But of course, first some shorts, in the packed Halloween weekend program.
THE FORTUNE TELLER (1923): The first of two Koko the Clown shorts tonight. Koko and his creator Max Fleischer mix it up with a gypsy fortune teller who tells them they are both haunted by evil spirits. For Koko, it's the ghost in a deck of cards who haunts him.
THE OUIJA BOARD (1920): The other Koko the Clown short. This time while Max Fleischer torments Koko with a haunted house, his assistants play with a Ouija board. But when Koko jumps off the page and hides under the Ouija marker, he scares the bejeezus out of them.

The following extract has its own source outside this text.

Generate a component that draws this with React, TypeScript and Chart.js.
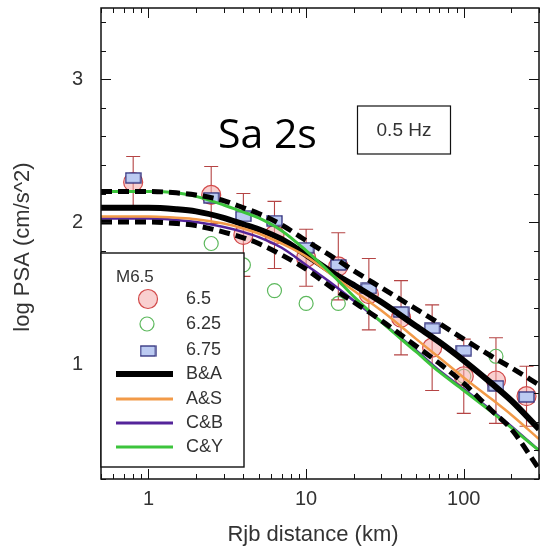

HER BRIDAL NIGHT-MARE (1920): Coleen Moore in a comic love triangle. She is engaged, but her unsuccessful suitor has a plan to break up the marriage. Ultimately her fiancee is arrested, she's left at the altar, all the presents are stolen, and more wacky hijinx ensue. Mistaken identity, costumes, lots of physical comedy and running around, and ultimately the bad guys lose and love conquers all. Nice.
Then the intermission, and the feature presentation.
THE MAN WHO LAUGHS (1928): I'd never seen this classic Paul Leni directed Conrad Veidt starring film. It's an adaptation of a lesser-known Victor Hugo (Les Miserables, The Hunchback of Notre Dame) novel. And it's a shockingly grim story, even for today (it's especially bleak for the audiences of 1928, it didn't do well on the initial release). Gwynplaine is the son of a nobleman who has displeased King James II. So while his father is sentenced to death in the Iron Lady, Gwynplaine is surgically altered so his face is in a permanent grin--as the king say, "So he will always be laughing at his fool of a father." He's abandoned, and in his wanderings in the snow he encounters hanged corpses in a rather shockingly grim scene (oh yeah, it's a very German expressionist style) and then he comes across the corpse of a mother with a baby girl in her arms. The baby is still alive, so Gwynplaine rescues her, and eventually finds himself at the home of the philosopher (i.e., playwright/mountebank) Ursus. There we find out the little girl (who they name Dea) is blind. Years later they are travelling performers, and Gwynplaine (now played by Conrad Veidt) is known as The Man Who Laughs. It's a very popular show, and he and Dea are falling in love. And then his noble birth becomes known, and he's drawn into palace intrigue with the Queen (King James' heir), the seductive Duchess Josiana (who is living in his rightful family home), and especially the evil jester/power behind the throne Barkilphedro. Amazing story, very melodramatic and dark. And just an amazing movie.
Oh yeah, and a lot has been made about Conrad Veidt's performance being at least part of the inspiration of The Joker in the Batman comics. This might or might not be true, allegedly there are no accounts of Batman creator Bob Kane ever claiming this. Maybe it's true, maybe the coincidence is just so striking that it's impossible to believe there's no connection. Certainly, the similarities are absolutely there, and it's become enough of Batman lore that if the original connection wasn't there it's certainly been put in there since. But while we're comparing him to famous pop culture characters, with his angular nose and covering his mouth with a scarf so often, I also saw a bit of The Shadow in him.